You have one, or two, or ten. You may have confronted them or denied them, shared them or hidden them. The fact is: it is our demons that make us human. It is how we cope with them that defines our character. Some demons seem insurmountable and their weight is crushing, so we are amazed when we witness the rare individual who rises above his/her demons to find happiness; after all, happiness is the ultimate goal of this messy business we call life. It is the yard stick by which we measure our existence.
And just as we all carry around our personal torments, we all engage in negative self-talk. For those of us with addictions, mental illness, personality or mood disorders, or myriad other demons, the negativity is ever present. We convince ourselves that we are alone, different, misunderstood, unworthy of attention, affection, or forgiveness. We either withdraw from social interaction or overcompensate with odd behavior, producing awkward situations which serve to reinforce our negative self-talk, setting up an endless cycle of negativity and destructive behavior.
I’m not going to spill everything out here on the page. This is not the time nor the place. You’ve got your stuff and I’ve got mine. But I will tell you that those days, those good days, those days that keep me going until the next; Those are the days when I choose to be kind. Those are the days when I choose to laugh with my kids and to give them my time and my attention.
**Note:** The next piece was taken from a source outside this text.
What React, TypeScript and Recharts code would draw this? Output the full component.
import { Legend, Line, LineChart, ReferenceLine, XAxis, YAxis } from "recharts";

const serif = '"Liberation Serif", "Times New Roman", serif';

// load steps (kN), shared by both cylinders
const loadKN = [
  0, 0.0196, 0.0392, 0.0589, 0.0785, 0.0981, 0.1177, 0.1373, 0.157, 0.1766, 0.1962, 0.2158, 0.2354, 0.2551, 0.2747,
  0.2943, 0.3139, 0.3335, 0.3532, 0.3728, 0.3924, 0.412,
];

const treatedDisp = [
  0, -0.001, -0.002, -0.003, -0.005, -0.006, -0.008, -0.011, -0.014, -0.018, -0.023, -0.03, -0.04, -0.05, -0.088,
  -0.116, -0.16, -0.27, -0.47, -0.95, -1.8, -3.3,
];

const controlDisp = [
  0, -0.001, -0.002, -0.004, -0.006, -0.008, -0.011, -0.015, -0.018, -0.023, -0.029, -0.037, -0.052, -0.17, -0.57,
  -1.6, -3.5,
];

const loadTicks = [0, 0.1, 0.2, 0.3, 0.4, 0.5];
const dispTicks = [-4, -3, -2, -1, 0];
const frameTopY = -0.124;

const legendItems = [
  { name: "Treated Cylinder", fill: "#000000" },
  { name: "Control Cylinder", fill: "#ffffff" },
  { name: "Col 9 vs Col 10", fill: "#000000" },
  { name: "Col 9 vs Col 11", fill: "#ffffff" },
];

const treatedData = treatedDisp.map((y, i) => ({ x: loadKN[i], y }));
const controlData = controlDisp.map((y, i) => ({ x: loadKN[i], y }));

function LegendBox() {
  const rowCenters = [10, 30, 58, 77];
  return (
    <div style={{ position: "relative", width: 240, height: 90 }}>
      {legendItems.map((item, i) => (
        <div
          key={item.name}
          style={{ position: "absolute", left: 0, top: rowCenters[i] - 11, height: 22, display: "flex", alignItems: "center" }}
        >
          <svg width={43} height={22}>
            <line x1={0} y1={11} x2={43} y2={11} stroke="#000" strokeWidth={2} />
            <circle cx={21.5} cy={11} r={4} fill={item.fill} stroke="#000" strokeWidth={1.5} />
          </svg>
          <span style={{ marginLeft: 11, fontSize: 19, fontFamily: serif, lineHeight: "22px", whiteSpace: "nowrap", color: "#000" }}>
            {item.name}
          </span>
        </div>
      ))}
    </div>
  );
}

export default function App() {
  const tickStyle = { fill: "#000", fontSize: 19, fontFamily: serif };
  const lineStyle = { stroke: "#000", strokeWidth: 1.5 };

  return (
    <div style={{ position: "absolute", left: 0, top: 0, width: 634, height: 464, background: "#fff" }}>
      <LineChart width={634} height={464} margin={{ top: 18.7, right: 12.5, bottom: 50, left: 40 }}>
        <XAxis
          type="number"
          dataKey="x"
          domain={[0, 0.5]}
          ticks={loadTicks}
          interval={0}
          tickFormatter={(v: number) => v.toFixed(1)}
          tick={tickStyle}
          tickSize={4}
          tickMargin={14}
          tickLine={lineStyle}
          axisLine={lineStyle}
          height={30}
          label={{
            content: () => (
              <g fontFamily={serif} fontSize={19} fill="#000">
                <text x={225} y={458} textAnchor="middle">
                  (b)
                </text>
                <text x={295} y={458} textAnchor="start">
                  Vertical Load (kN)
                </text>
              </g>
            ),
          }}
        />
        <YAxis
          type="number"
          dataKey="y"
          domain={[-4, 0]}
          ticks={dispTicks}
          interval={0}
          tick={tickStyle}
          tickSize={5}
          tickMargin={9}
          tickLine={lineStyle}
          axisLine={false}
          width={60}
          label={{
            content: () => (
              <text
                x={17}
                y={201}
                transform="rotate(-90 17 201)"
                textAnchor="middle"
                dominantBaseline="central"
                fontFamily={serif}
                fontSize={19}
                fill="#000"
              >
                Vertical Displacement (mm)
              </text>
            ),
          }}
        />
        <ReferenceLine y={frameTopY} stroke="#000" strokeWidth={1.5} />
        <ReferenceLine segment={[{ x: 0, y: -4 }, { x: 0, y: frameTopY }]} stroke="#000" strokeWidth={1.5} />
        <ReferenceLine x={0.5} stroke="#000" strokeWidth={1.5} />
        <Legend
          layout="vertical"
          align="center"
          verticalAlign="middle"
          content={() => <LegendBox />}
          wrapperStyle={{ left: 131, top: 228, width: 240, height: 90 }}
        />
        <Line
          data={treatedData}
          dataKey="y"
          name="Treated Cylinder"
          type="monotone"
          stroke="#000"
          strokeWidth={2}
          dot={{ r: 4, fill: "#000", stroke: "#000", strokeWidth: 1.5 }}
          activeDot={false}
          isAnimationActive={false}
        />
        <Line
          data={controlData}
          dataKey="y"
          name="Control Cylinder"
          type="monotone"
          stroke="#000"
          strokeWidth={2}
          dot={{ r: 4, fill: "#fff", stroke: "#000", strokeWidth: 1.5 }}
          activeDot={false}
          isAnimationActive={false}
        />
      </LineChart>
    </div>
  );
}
Those are the days when I choose to listen, rather than speak. Choosing kindness, sharing, and empathy over anger, greed, and spite is difficult because it goes against our most basic survival instinct. It requires us to let down our guard and to suspend the notion of “looking after number one”. After a lifetime of guarded, defensive thinking, genuine kindness does not come easily or often. It takes a concerted, conscious effort, and practice; endless practice.
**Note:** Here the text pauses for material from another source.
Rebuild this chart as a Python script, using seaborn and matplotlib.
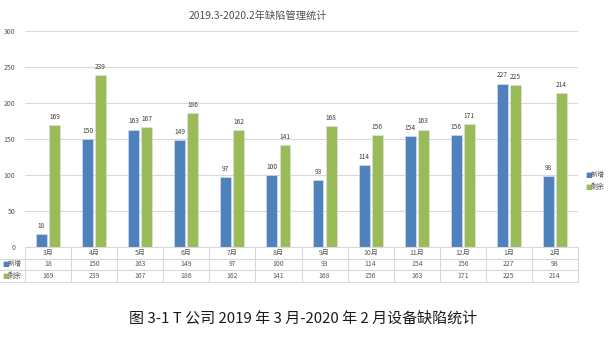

Thankfully, as I have aged, days of clarity and kindness come more often; not often enough, but often, nonetheless. In spite of our primitive, self-serving, reptilian coldness and cunning, we humans have transcended our inherited traits and surprisingly possess an almost magical tendency to reciprocate when shown forgiveness, love, and empathy. The kindness I give (on those good days) almost always returns, often magnified. Today, I gave time, attention, and tenderness to my kids and my wife, and in return I felt acceptance and belonging in their laughter and embraces.
I don’t know what mechanism differentiates the good days from the rest; perhaps I’ll never figure that part out. But if you are reading this, I wish you peace, clarity and happiness. These are my words of kindness. There are no demons here today.